■ Recorded information

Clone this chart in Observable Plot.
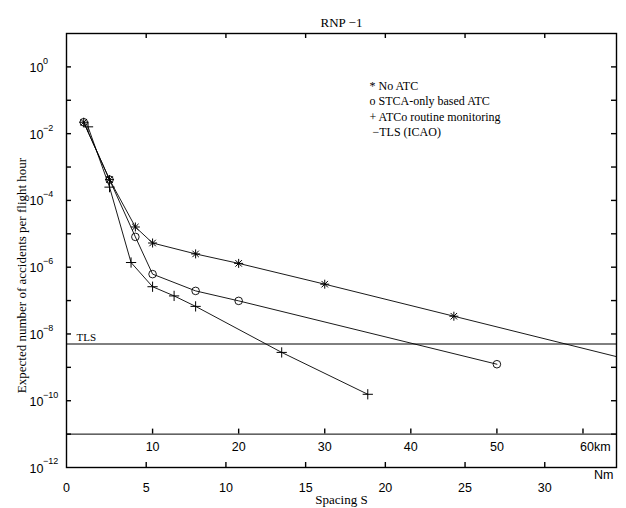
<!DOCTYPE html>
<html><head><meta charset="utf-8">
<script src="https://cdn.jsdelivr.net/npm/d3@7"></script>
<script src="https://cdn.jsdelivr.net/npm/@observablehq/plot@0.6"></script>
<style>body{margin:0;background:#fff} #chart svg{display:block;background:#fff}</style>
</head><body><div id="chart"></div>
<script>
// ---- data (spacing in km, converted to Nm for the x scale) ----
const KM_PER_NM = 1.852;
const noAtcKm  = [2, 5, 8, 10, 15, 20, 30, 45, 70];
const noAtcVal = [2.2e-2, 4.2e-4, 1.6e-5, 5.3e-6, 2.5e-6, 1.3e-6, 3.1e-7, 3.4e-8, 8.5e-10];
const stcaKm   = [2, 5, 8, 10, 15, 20, 50];
const stcaVal  = [2.2e-2, 4.2e-4, 8.1e-6, 6.2e-7, 1.95e-7, 9.8e-8, 1.24e-9];
const atcoKm   = [2.5, 5, 7.5, 10, 12.5, 15, 25, 35];
const atcoVal  = [1.6e-2, 2.5e-4, 1.38e-6, 2.6e-7, 1.38e-7, 6.7e-8, 2.8e-9, 1.56e-10];
const tlsValue = 5e-9;
const kmAxisLevel = 1e-11;
const xDomain = [0, 34.5];
const yDomain = [1e-12, 10];
const nmTicks = [0, 5, 10, 15, 20, 25, 30];
const kmTicks = [10, 20, 30, 40, 50, 60];
const kmTickLabels = ["10", "20", "30", "40", "50", "60km"];
const yLabelExps = [0, -2, -4, -6, -8, -10, -12];
const yTickExps = [0, -1, -2, -3, -4, -5, -6, -7, -8, -9, -10, -11];
const legendLines = ["* No ATC", "o STCA-only based ATC", "+ ATCo routine monitoring", "\u00a0\u2212TLS (ICAO)"];
const titleText = "RNP \u22121";
const xLabel = "Spacing S";
const yLabel = "Expected number of accidents per flight hour";

// layout
const W = 626, H = 508, ML = 66, MR = 10, MT = 33, MB = 41, TICK = 5;
const frameW = W - ML - MR, frameH = H - MT - MB;
const decades = Math.log10(yDomain[1]) - Math.log10(yDomain[0]);
const kmAxisFromBottom = frameH * (Math.log10(kmAxisLevel) - Math.log10(yDomain[0])) / decades;

const toRows = (km, v) => km.map((k, i) => ({x: k / KM_PER_NM, y: v[i]}));
const noAtc = toRows(noAtcKm, noAtcVal);
const stca = toRows(stcaKm, stcaVal);
const atco = toRows(atcoKm, atcoVal);
const kmRows = kmTicks.map((k, i) => ({x: k / KM_PER_NM, label: kmTickLabels[i]}));
const xInner = nmTicks.slice(1);
const yInner = yTickExps.map(e => 10 ** e);

const star = {draw(ctx, size) {
  const r = Math.sqrt(size / Math.PI), d = r * 0.72;
  ctx.moveTo(-r, 0); ctx.lineTo(r, 0); ctx.moveTo(0, -r); ctx.lineTo(0, r);
  ctx.moveTo(-d, -d); ctx.lineTo(d, d); ctx.moveTo(-d, d); ctx.lineTo(d, -d);
}};

const sans = "Liberation Sans, Arial, sans-serif";
const serif = "Liberation Serif, Times New Roman, serif";
const tk = {stroke: "black", strokeWidth: 1.4};

const chart = Plot.plot({
  width: W, height: H,
  marginLeft: ML, marginRight: MR, marginTop: MT, marginBottom: MB,
  x: {type: "linear", domain: xDomain},
  y: {type: "log", domain: yDomain, axis: null},
  style: {background: "white", color: "black"},
  marks: [
    // inward frame ticks
    Plot.tickX(xInner, {x: d => d, insetTop: frameH - TICK, ...tk}),
    Plot.tickX(xInner, {x: d => d, insetBottom: frameH - TICK, ...tk}),
    Plot.tickY(yInner, {y: d => d, insetRight: frameW - TICK, ...tk}),
    Plot.tickY(yInner, {y: d => d, insetLeft: frameW - TICK, ...tk}),
    // x tick labels
    Plot.axisX(nmTicks, {anchor: "bottom", tickSize: 0, tickPadding: 16, fontSize: 12.5, fontFamily: sans, label: null}),
    // y tick labels 10^e
    Plot.text(yLabelExps, {x: () => 0, y: e => 10 ** e, text: () => "10", textAnchor: "start", dx: -37, dy: 1, fontSize: 12.5, fontFamily: sans}),
    Plot.text(yLabelExps, {x: () => 0, y: e => 10 ** e, text: e => e === 0 ? "0" : "\u2212" + (-e), textAnchor: "start", dx: -23.5, dy: -6, fontSize: 9, fontFamily: sans}),
    // reference lines
    Plot.ruleY([tlsValue], {stroke: "black", strokeWidth: 1}),
    Plot.ruleY([kmAxisLevel], {stroke: "black", strokeWidth: 1}),
    Plot.tickX(kmRows, {x: "x", insetBottom: kmAxisFromBottom, insetTop: frameH - kmAxisFromBottom - TICK, ...tk}),
    Plot.text(kmRows.slice(0, 5), {x: "x", y: () => kmAxisLevel, text: "label", dy: 13, fontSize: 12.5, fontFamily: sans}),
    Plot.text(kmRows.slice(5), {x: "x", y: () => kmAxisLevel, text: "label", dy: 13, dx: -3, textAnchor: "start", fontSize: 12.5, fontFamily: sans}),
    Plot.text(["TLS"], {x: () => 0, y: () => tlsValue, dx: 10, dy: -7, textAnchor: "start", fontSize: 11, fontFamily: serif}),
    // series
    Plot.line(noAtc, {x: "x", y: "y", stroke: "black", strokeWidth: 0.9, clip: true}),
    Plot.line(stca, {x: "x", y: "y", stroke: "black", strokeWidth: 0.9}),
    Plot.line(atco, {x: "x", y: "y", stroke: "black", strokeWidth: 0.9}),
    Plot.dot(noAtc, {x: "x", y: "y", symbol: star, r: 4.5, stroke: "black", fill: "none", strokeWidth: 1, clip: true}),
    Plot.dot(stca, {x: "x", y: "y", symbol: "circle", r: 3.8, stroke: "black", fill: "none", strokeWidth: 0.9}),
    Plot.dot(atco, {x: "x", y: "y", symbol: "plus", r: 3.4, stroke: "black", fill: "none", strokeWidth: 1}),
    // legend
    Plot.text([legendLines.join("\n")], {frameAnchor: "top-left", dx: 303, dy: 45, lineAnchor: "top", lineHeight: 1.3, textAnchor: "start", fontSize: 12, fontFamily: serif}),
    // titles
    Plot.text([titleText], {frameAnchor: "top", dy: -16, fontSize: 13, fontFamily: serif}),
    Plot.text([xLabel], {frameAnchor: "bottom", dy: 36, fontSize: 13, fontFamily: serif}),
    Plot.text([yLabel], {frameAnchor: "left", dx: -45, dy: 25, rotate: -90, textAnchor: "middle", fontSize: 13, fontFamily: serif}),
    Plot.text(["Nm"], {frameAnchor: "bottom-right", dx: -3, dy: 11, textAnchor: "end", fontSize: 12.5, fontFamily: sans}),
    Plot.frame({stroke: "black", strokeWidth: 1.4})
  ]
});
document.getElementById("chart").appendChild(chart);
</script>
</body></html>
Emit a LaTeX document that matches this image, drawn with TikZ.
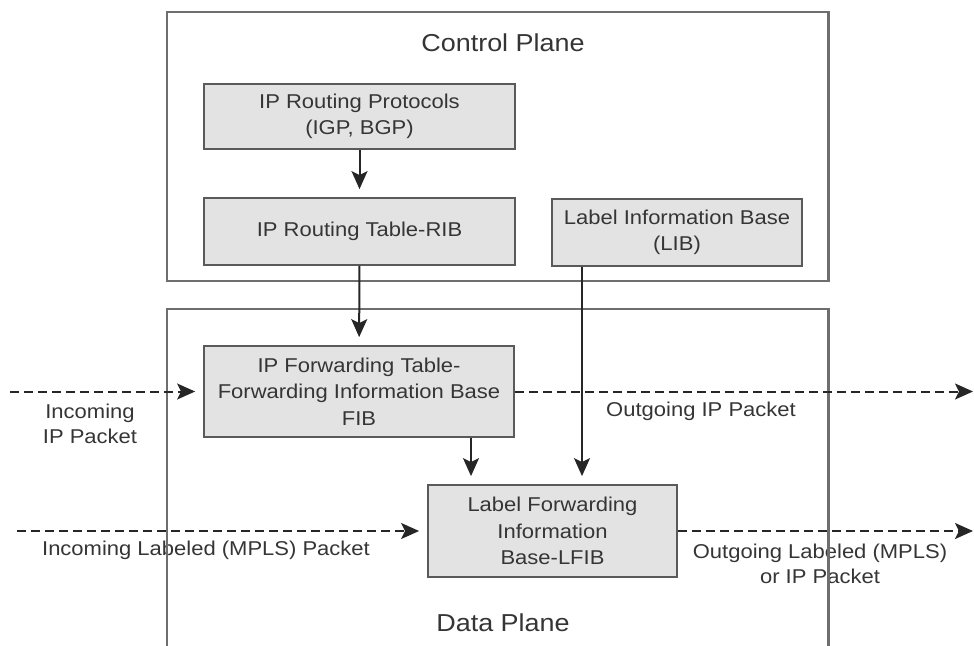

■ Task instructions
Except for the pictures, copy the material above exactly.

■ Response to this exercise
Clone this chart in Observable Plot.
<!DOCTYPE html>
<html><head><meta charset="utf-8">
<script src="https://cdn.jsdelivr.net/npm/d3@7"></script>
<script src="https://cdn.jsdelivr.net/npm/@observablehq/plot@0.6"></script>
<style>body{margin:0;background:#fff} #chart svg{display:block;background:#fff}</style>
</head><body><div id="chart"></div>
<script>
// ---- data (spacing in km, converted to Nm for the x scale) ----
const KM_PER_NM = 1.852;
const noAtcKm  = [2, 5, 8, 10, 15, 20, 30, 45, 70];
const noAtcVal = [2.2e-2, 4.2e-4, 1.6e-5, 5.3e-6, 2.5e-6, 1.3e-6, 3.1e-7, 3.4e-8, 8.5e-10];
const stcaKm   = [2, 5, 8, 10, 15, 20, 50];
const stcaVal  = [2.2e-2, 4.2e-4, 8.1e-6, 6.2e-7, 1.95e-7, 9.8e-8, 1.24e-9];
const atcoKm   = [2.5, 5, 7.5, 10, 12.5, 15, 25, 35];
const atcoVal  = [1.6e-2, 2.5e-4, 1.38e-6, 2.6e-7, 1.38e-7, 6.7e-8, 2.8e-9, 1.56e-10];
const tlsValue = 5e-9;
const kmAxisLevel = 1e-11;
const xDomain = [0, 34.5];
const yDomain = [1e-12, 10];
const nmTicks = [0, 5, 10, 15, 20, 25, 30];
const kmTicks = [10, 20, 30, 40, 50, 60];
const kmTickLabels = ["10", "20", "30", "40", "50", "60km"];
const yLabelExps = [0, -2, -4, -6, -8, -10, -12];
const yTickExps = [0, -1, -2, -3, -4, -5, -6, -7, -8, -9, -10, -11];
const legendLines = ["* No ATC", "o STCA-only based ATC", "+ ATCo routine monitoring", "\u00a0\u2212TLS (ICAO)"];
const titleText = "RNP \u22121";
const xLabel = "Spacing S";
const yLabel = "Expected number of accidents per flight hour";

// layout
const W = 626, H = 508, ML = 66, MR = 10, MT = 33, MB = 41, TICK = 5;
const frameW = W - ML - MR, frameH = H - MT - MB;
const decades = Math.log10(yDomain[1]) - Math.log10(yDomain[0]);
const kmAxisFromBottom = frameH * (Math.log10(kmAxisLevel) - Math.log10(yDomain[0])) / decades;

const toRows = (km, v) => km.map((k, i) => ({x: k / KM_PER_NM, y: v[i]}));
const noAtc = toRows(noAtcKm, noAtcVal);
const stca = toRows(stcaKm, stcaVal);
const atco = toRows(atcoKm, atcoVal);
const kmRows = kmTicks.map((k, i) => ({x: k / KM_PER_NM, label: kmTickLabels[i]}));
const xInner = nmTicks.slice(1);
const yInner = yTickExps.map(e => 10 ** e);

const star = {draw(ctx, size) {
  const r = Math.sqrt(size / Math.PI), d = r * 0.72;
  ctx.moveTo(-r, 0); ctx.lineTo(r, 0); ctx.moveTo(0, -r); ctx.lineTo(0, r);
  ctx.moveTo(-d, -d); ctx.lineTo(d, d); ctx.moveTo(-d, d); ctx.lineTo(d, -d);
}};

const sans = "Liberation Sans, Arial, sans-serif";
const serif = "Liberation Serif, Times New Roman, serif";
const tk = {stroke: "black", strokeWidth: 1.4};

const chart = Plot.plot({
  width: W, height: H,
  marginLeft: ML, marginRight: MR, marginTop: MT, marginBottom: MB,
  x: {type: "linear", domain: xDomain},
  y: {type: "log", domain: yDomain, axis: null},
  style: {background: "white", color: "black"},
  marks: [
    // inward frame ticks
    Plot.tickX(xInner, {x: d => d, insetTop: frameH - TICK, ...tk}),
    Plot.tickX(xInner, {x: d => d, insetBottom: frameH - TICK, ...tk}),
    Plot.tickY(yInner, {y: d => d, insetRight: frameW - TICK, ...tk}),
    Plot.tickY(yInner, {y: d => d, insetLeft: frameW - TICK, ...tk}),
    // x tick labels
    Plot.axisX(nmTicks, {anchor: "bottom", tickSize: 0, tickPadding: 16, fontSize: 12.5, fontFamily: sans, label: null}),
    // y tick labels 10^e
    Plot.text(yLabelExps, {x: () => 0, y: e => 10 ** e, text: () => "10", textAnchor: "start", dx: -37, dy: 1, fontSize: 12.5, fontFamily: sans}),
    Plot.text(yLabelExps, {x: () => 0, y: e => 10 ** e, text: e => e === 0 ? "0" : "\u2212" + (-e), textAnchor: "start", dx: -23.5, dy: -6, fontSize: 9, fontFamily: sans}),
    // reference lines
    Plot.ruleY([tlsValue], {stroke: "black", strokeWidth: 1}),
    Plot.ruleY([kmAxisLevel], {stroke: "black", strokeWidth: 1}),
    Plot.tickX(kmRows, {x: "x", insetBottom: kmAxisFromBottom, insetTop: frameH - kmAxisFromBottom - TICK, ...tk}),
    Plot.text(kmRows.slice(0, 5), {x: "x", y: () => kmAxisLevel, text: "label", dy: 13, fontSize: 12.5, fontFamily: sans}),
    Plot.text(kmRows.slice(5), {x: "x", y: () => kmAxisLevel, text: "label", dy: 13, dx: -3, textAnchor: "start", fontSize: 12.5, fontFamily: sans}),
    Plot.text(["TLS"], {x: () => 0, y: () => tlsValue, dx: 10, dy: -7, textAnchor: "start", fontSize: 11, fontFamily: serif}),
    // series
    Plot.line(noAtc, {x: "x", y: "y", stroke: "black", strokeWidth: 0.9, clip: true}),
    Plot.line(stca, {x: "x", y: "y", stroke: "black", strokeWidth: 0.9}),
    Plot.line(atco, {x: "x", y: "y", stroke: "black", strokeWidth: 0.9}),
    Plot.dot(noAtc, {x: "x", y: "y", symbol: star, r: 4.5, stroke: "black", fill: "none", strokeWidth: 1, clip: true}),
    Plot.dot(stca, {x: "x", y: "y", symbol: "circle", r: 3.8, stroke: "black", fill: "none", strokeWidth: 0.9}),
    Plot.dot(atco, {x: "x", y: "y", symbol: "plus", r: 3.4, stroke: "black", fill: "none", strokeWidth: 1}),
    // legend
    Plot.text([legendLines.join("\n")], {frameAnchor: "top-left", dx: 303, dy: 45, lineAnchor: "top", lineHeight: 1.3, textAnchor: "start", fontSize: 12, fontFamily: serif}),
    // titles
    Plot.text([titleText], {frameAnchor: "top", dy: -16, fontSize: 13, fontFamily: serif}),
    Plot.text([xLabel], {frameAnchor: "bottom", dy: 36, fontSize: 13, fontFamily: serif}),
    Plot.text([yLabel], {frameAnchor: "left", dx: -45, dy: 25, rotate: -90, textAnchor: "middle", fontSize: 13, fontFamily: serif}),
    Plot.text(["Nm"], {frameAnchor: "bottom-right", dx: -3, dy: 11, textAnchor: "end", fontSize: 12.5, fontFamily: sans}),
    Plot.frame({stroke: "black", strokeWidth: 1.4})
  ]
});
document.getElementById("chart").appendChild(chart);
</script>
</body></html>
Emit a LaTeX document that matches this image, drawn with TikZ.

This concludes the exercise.